#### SET EXERCISE:
Without including the pictures, copy out every line below.

#### PROVIDED MATERIAL:
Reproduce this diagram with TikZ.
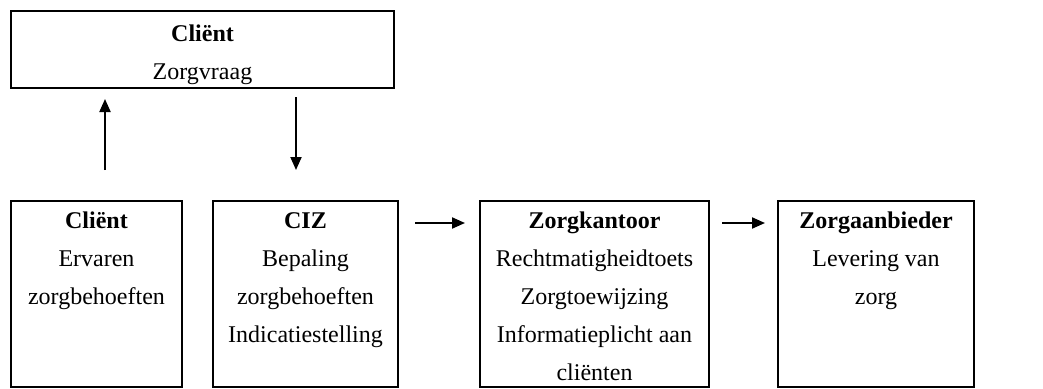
\documentclass[tikz,border=0pt]{standalone}
\usepackage{fontspec}
\setmainfont{Liberation Serif}
\usetikzlibrary{arrows.meta}
\begin{document}
\begin{tikzpicture}[x=1pt,y=-1pt,
  box/.style={draw,line width=2pt,inner sep=0pt,anchor=north west},
  txt/.style={anchor=north,align=center,inner sep=0pt,font=\fontsize{24}{38}\selectfont},
  arr/.style={-{Triangle[length=13pt,width=11pt]},line width=2pt}]
\useasboundingbox (0,0) rectangle (1043,388);
% boxes
\node[box,minimum width=383pt,minimum height=77pt] (top) at (10,10) {};
\node[box,minimum width=171pt,minimum height=186pt] (b1) at (10,200) {};
\node[box,minimum width=185pt,minimum height=186pt] (b2) at (212,200) {};
\node[box,minimum width=229pt,minimum height=186pt] (b3) at (479,200) {};
\node[box,minimum width=196pt,minimum height=186pt] (b4) at (777,200) {};
% texts
\node[txt,font=\fontsize{24}{37.5}\selectfont] (t0) at ([yshift=-15pt]top.north) {\textbf{Cliënt}\vphantom{l}\\Zorgvraag};
\node[txt] (t1) at ([yshift=-11.6pt]b1.north) {\textbf{Cliënt}\vphantom{l}\\Ervaren\\zorgbehoeften};
\node[txt] (t2) at ([yshift=-11.6pt]b2.north) {\textbf{CIZ}\vphantom{l}\\Bepaling\\zorgbehoeften\\Indicatiestelling};
\node[txt] (t3) at ([yshift=-11.6pt]b3.north) {\textbf{Zorgkantoor}\vphantom{l}\\Rechtmatigheidtoets\\Zorgtoewijzing\\Informatieplicht aan\\cliënten};
\node[txt] (t4) at ([yshift=-11.6pt]b4.north) {\textbf{Zorgaanbieder}\vphantom{l}\\Levering van\\zorg};
% arrows
\coordinate (u1) at (105,170);
\coordinate (d1) at (296,97);
\draw[arr] (u1) -- ([yshift=-10pt]top.south -| u1);
\draw[arr] (d1) -- ([yshift=30pt]b2.north -| d1);
\coordinate (h1) at (415,223);
\coordinate (h2) at (722,223);
\draw[arr] (h1) -- ([xshift=-14pt]b3.west |- h1);
\draw[arr] (h2) -- ([xshift=-12pt]b4.west |- h2);
\end{tikzpicture}
\end{document}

#### OUTPUT FOR THIS TASK:
Reproduce this diagram with TikZ.
\documentclass[tikz,border=0pt]{standalone}
\usepackage{fontspec}
\setmainfont{Liberation Serif}
\usetikzlibrary{arrows.meta}
\begin{document}
\begin{tikzpicture}[x=1pt,y=-1pt,
  box/.style={draw,line width=2pt,inner sep=0pt,anchor=north west},
  txt/.style={anchor=north,align=center,inner sep=0pt,font=\fontsize{24}{38}\selectfont},
  arr/.style={-{Triangle[length=13pt,width=11pt]},line width=2pt}]
\useasboundingbox (0,0) rectangle (1043,388);
% boxes
\node[box,minimum width=383pt,minimum height=77pt] (top) at (10,10) {};
\node[box,minimum width=171pt,minimum height=186pt] (b1) at (10,200) {};
\node[box,minimum width=185pt,minimum height=186pt] (b2) at (212,200) {};
\node[box,minimum width=229pt,minimum height=186pt] (b3) at (479,200) {};
\node[box,minimum width=196pt,minimum height=186pt] (b4) at (777,200) {};
% texts
\node[txt,font=\fontsize{24}{37.5}\selectfont] (t0) at ([yshift=-15pt]top.north) {\textbf{Cliënt}\vphantom{l}\\Zorgvraag};
\node[txt] (t1) at ([yshift=-11.6pt]b1.north) {\textbf{Cliënt}\vphantom{l}\\Ervaren\\zorgbehoeften};
\node[txt] (t2) at ([yshift=-11.6pt]b2.north) {\textbf{CIZ}\vphantom{l}\\Bepaling\\zorgbehoeften\\Indicatiestelling};
\node[txt] (t3) at ([yshift=-11.6pt]b3.north) {\textbf{Zorgkantoor}\vphantom{l}\\Rechtmatigheidtoets\\Zorgtoewijzing\\Informatieplicht aan\\cliënten};
\node[txt] (t4) at ([yshift=-11.6pt]b4.north) {\textbf{Zorgaanbieder}\vphantom{l}\\Levering van\\zorg};
% arrows
\coordinate (u1) at (105,170);
\coordinate (d1) at (296,97);
\draw[arr] (u1) -- ([yshift=-10pt]top.south -| u1);
\draw[arr] (d1) -- ([yshift=30pt]b2.north -| d1);
\coordinate (h1) at (415,223);
\coordinate (h2) at (722,223);
\draw[arr] (h1) -- ([xshift=-14pt]b3.west |- h1);
\draw[arr] (h2) -- ([xshift=-12pt]b4.west |- h2);
\end{tikzpicture}
\end{document}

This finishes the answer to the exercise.